Which of the following is considered a pervasive constraint by the FASB's conceptual framework? A. Cost. B. Conservatism. C. Timeliness. D. Verifiability

A. *Correct Answer* Cost is a pervasive constraint on the information provided by financial reporting. The benefits of financial information should exceed the costs of reporting. B. Under the conservatism constraint, when alternative accounting methods are appropriate, the one having the less favorable effect on net income and total assets is preferable. However, conservatism does not permit a deliberate understatement of total assets and net income. Furthermore, SFAC 5 describes "a general tendency to emphasize purchase and sale transactions and to apply conservative procedures in accounting recognition." This tendency is a response to uncertainty. C. Timeliness is an enhancing qualitative characteristic. D. Verifiability is an enhancing qualitative characteristic.

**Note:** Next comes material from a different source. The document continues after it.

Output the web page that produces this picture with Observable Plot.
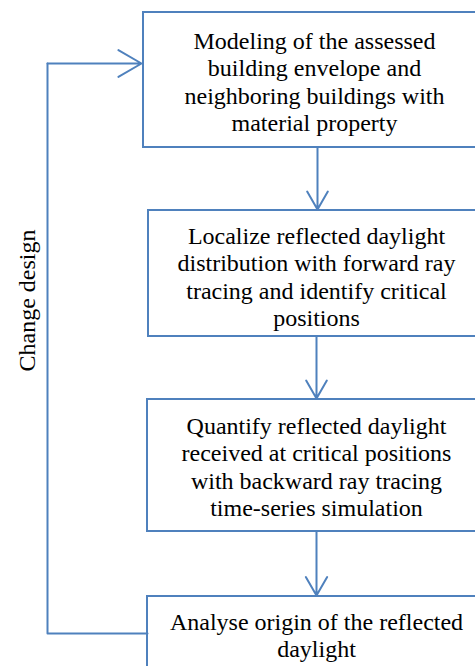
<!DOCTYPE html>
<html>
<head>
<meta charset="utf-8">
<script src="https://cdn.jsdelivr.net/npm/d3@7"></script>
<script src="https://cdn.jsdelivr.net/npm/@observablehq/plot@0.6"></script>
<style>
  html, body { margin: 0; padding: 0; background: #fff; }
  #chart svg { display: block; }
</style>
</head>
<body>
<div id="chart"></div>
<script>
// Flowchart steps (text) and their box extents in the 475x666 frame
const steps = [
  "Modeling of the assessed\nbuilding envelope and\nneighboring buildings with\nmaterial property",
  "Localize reflected daylight\ndistribution with forward ray\ntracing and identify critical\npositions",
  "Quantify reflected daylight\nreceived at critical positions\nwith backward ray tracing\ntime-series simulation",
  "Analyse origin of the reflected\ndaylight"
];
const boxLeft   = [143, 148, 147, 147];
const boxRight  = [490, 490, 490, 490];
const boxTop    = [12, 210, 399, 596];
const boxBottom = [147, 336, 531, 720];
const textX     = [314, 316, 316, 316];
const textTop   = [29, 224, 414, 610];

// Down arrows between steps
const arrowX  = [317, 316, 316];
const arrowY1 = [147, 336, 531];
const arrowY2 = [209, 398, 595];

// Feedback loop ("Change design")
const loopX = [147, 47, 47, 141];
const loopY = [633, 633, 63, 63];
const loopLabel = "Change design";

const blue = "#4F81BD";
const font = "'Liberation Serif', 'Times New Roman', serif";
const fs = 24;

const boxes = steps.map((t, i) => ({
  text: t, x1: boxLeft[i], x2: boxRight[i], y1: boxTop[i], y2: boxBottom[i], tx: textX[i], ty: textTop[i]
}));
const arrows = arrowX.map((x, i) => ({x, y1: arrowY1[i], y2: arrowY2[i]}));
const loop = loopX.map((x, i) => ({x, y: loopY[i]}));

const plot = Plot.plot({
  width: 475,
  height: 666,
  margin: 0,
  x: {domain: [0, 475], range: [0, 475], axis: null},
  y: {domain: [0, 666], range: [0, 666], axis: null},
  style: {fontFamily: font, background: "#fff"},
  marks: [
    Plot.rect(boxes, {x1: "x1", x2: "x2", y1: "y1", y2: "y2", fill: "#fff", stroke: blue, strokeWidth: 2}),
    Plot.text(boxes, {
      x: "tx", y: "ty", text: "text",
      lineAnchor: "top", lineHeight: 1.14, fontSize: fs, fill: "#000",
      fontFamily: font, textAnchor: "middle"
    }),
    Plot.arrow(arrows, {
      x1: "x", x2: "x", y1: "y1", y2: "y2",
      stroke: blue, strokeWidth: 2, headLength: 20, headAngle: 60
    }),
    Plot.line(loop.slice(0, 3), {x: "x", y: "y", stroke: blue, strokeWidth: 2, curve: "linear"}),
    Plot.arrow([{x1: loopX[2], y1: loopY[2], x2: loopX[3], y2: loopY[3]}], {
      x1: "x1", y1: "y1", x2: "x2", y2: "y2",
      stroke: blue, strokeWidth: 2, headLength: 20, headAngle: 60
    }),
    Plot.text([loopLabel], {
      x: () => 27, y: () => 300, text: d => d, rotate: -90,
      fontSize: fs, fill: "#000", fontFamily: font, textAnchor: "middle"
    })
  ]
});
document.getElementById("chart").appendChild(plot);
</script>
</body>
</html>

Some costs cannot be directly related to particular revenues but are incurred to obtain benefits that are exhausted in the period in which the costs are incurred. An example of such a cost is A. Salespersons' monthly salaries. B. Salespersons' commissions. C. Transportation to customers' places of business. D. Prepaid insurance

A. *Correct Answer* Expenses should be recognized when a benefit has been consumed. The consumption of benefit may occur when (1) the expenses are matched with the revenues, (2) they are allocated on a systematic and rational basis to the periods in which the related assets are expected to provide benefits, or (3) the cash is spent or liabilities are incurred for goods and services that are used up either simultaneously with the acquisition or soon after. An example of a cost that (1) cannot be directly related to particular revenues but (2) is incurred to obtain benefits that are exhausted in the same period in which the cost is incurred is salespersons' monthly salaries. B. Salespersons' commissions (not salaries) are recognized upon recognition of revenues that result directly and jointly from the same transactions or other events as the cost. C. Transportation to customers' places of business is recognized upon recognition of revenues that result directly and jointly from the same transactions or other events as the cost. D. Prepaid insurance benefits more than one accounting period. Its cost should be allocated on a systematic and rational basis to the accounting periods benefited.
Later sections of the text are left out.